雑感:ランキングについて
新しくランキングに現れた作品をついばみ、ある小説が評判になれば矢も盾もなく飛びついてしまう。あまり深入りしない分だけ害悪をこうむることが少ないから、失望させられることもほとんどない。それによってじぶんはいいものを読んでいると思えるし、いっそう自信になる。ランキングに乗ればアクセスは劇的に増加し、評価のインフレスパイラルに入る。波に乗った作品の評価はいかに駄文であろうとそれを良しとする人間(そもそもこのようなユーザーがランキングを覗いているのだが)の目に留まり、レビューも増える。ランキングへの信頼が揺るがないのだ。
これは極端な描写であるが、多かれ少なかれ現代人の持つランキング信仰のひとつの姿ではないだろうか。他人の関心が集まるものについて一種のマニアになっているのだ。その裏返しが批判としてエッセイカテゴリに現れているわけだが、ユーザーはランキングへの絶大な信頼か極端な不信かに傾向しがちに思える。
小説の捉え方という個々人の内面的な動きをわれわれ他人があれこれ言うことはできない。ランキング至上主義やその逆方向に走ってしまう根本には、われわれがなろうグループの広告ビジネスを維持する役割しか与えられていない事への理解不足がある。

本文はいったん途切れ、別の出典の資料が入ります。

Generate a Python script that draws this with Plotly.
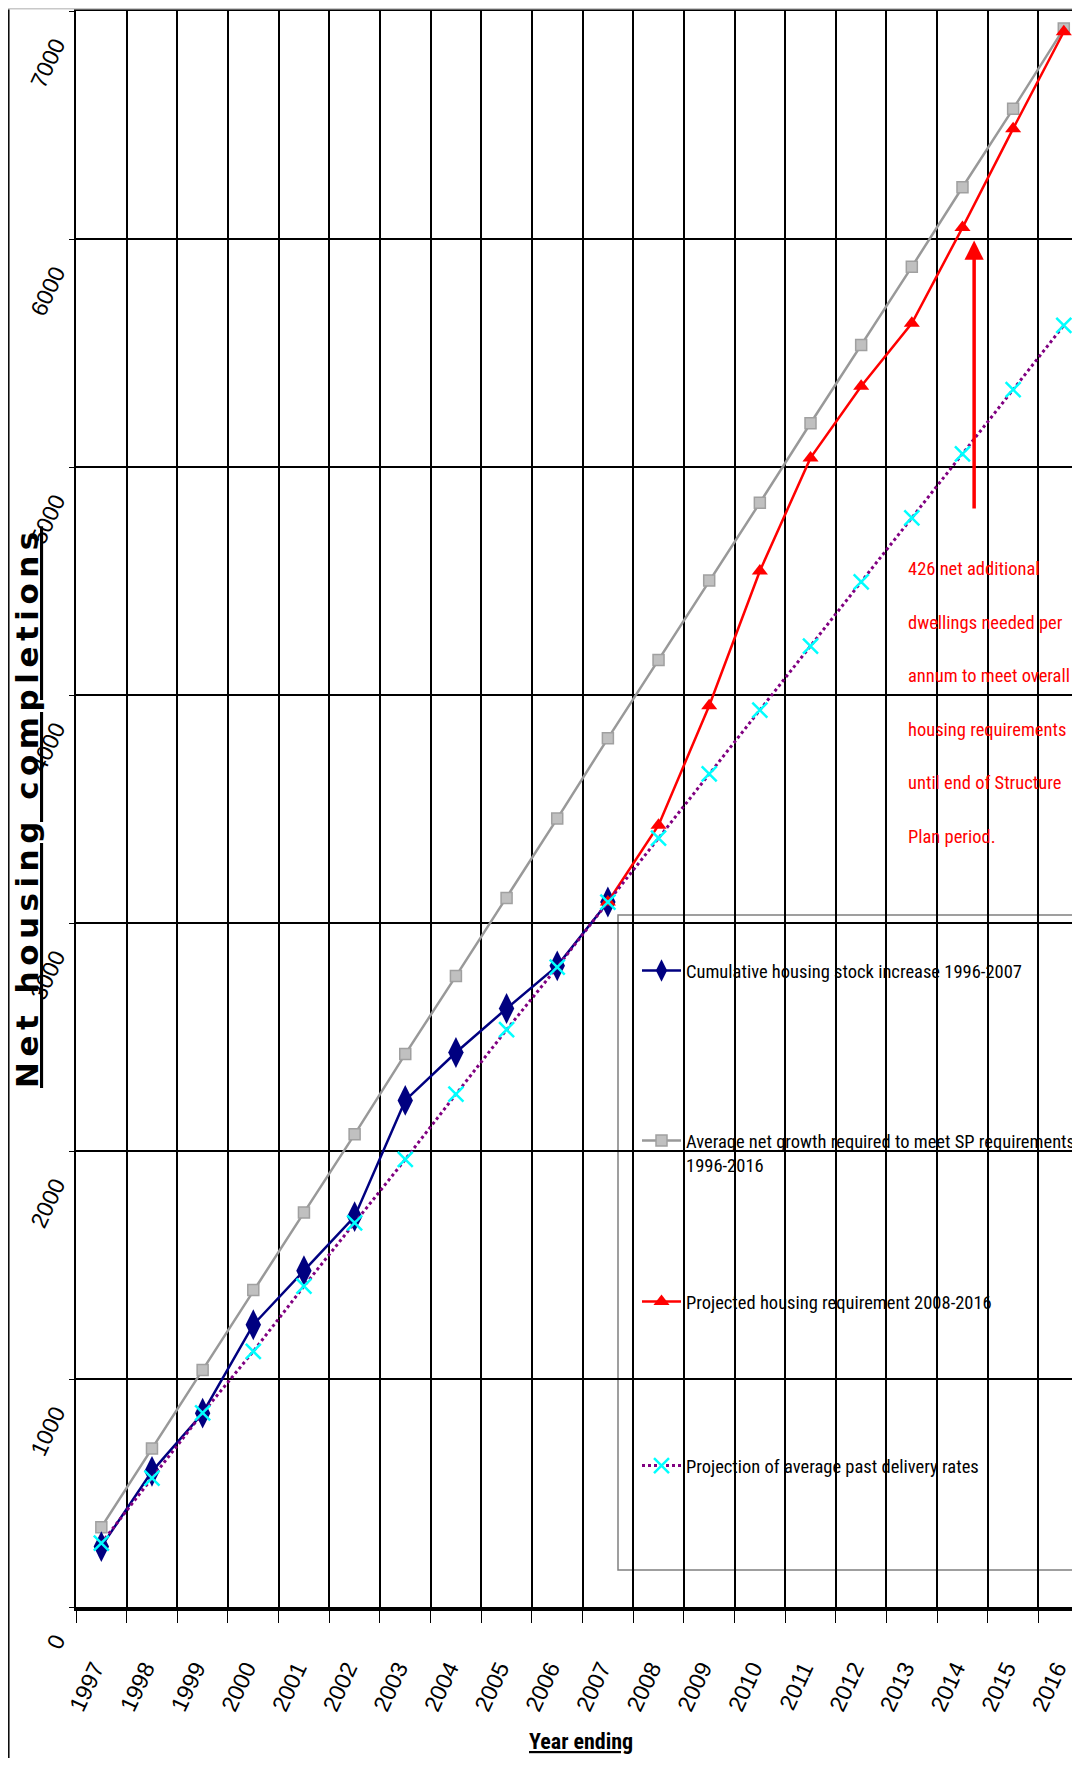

企業の利益の最大化のためにユーザーがより長期間サイトにとどまる現在の脳死ランキングシステムがあり、それはまさしく諸君らが大好きなテンプレ魔王様と同じカラクリなのだ。
なろう作品をはじめライトノベルと軌を一にするサブカルチャー文学はメディアありきであることを忘れてはならない。そういった根本の意識を欠いた連中が与えられたゲージの自治を気取り、同レベルのお人形遊びをテンプレと批判するのだからまったくもって愉快である。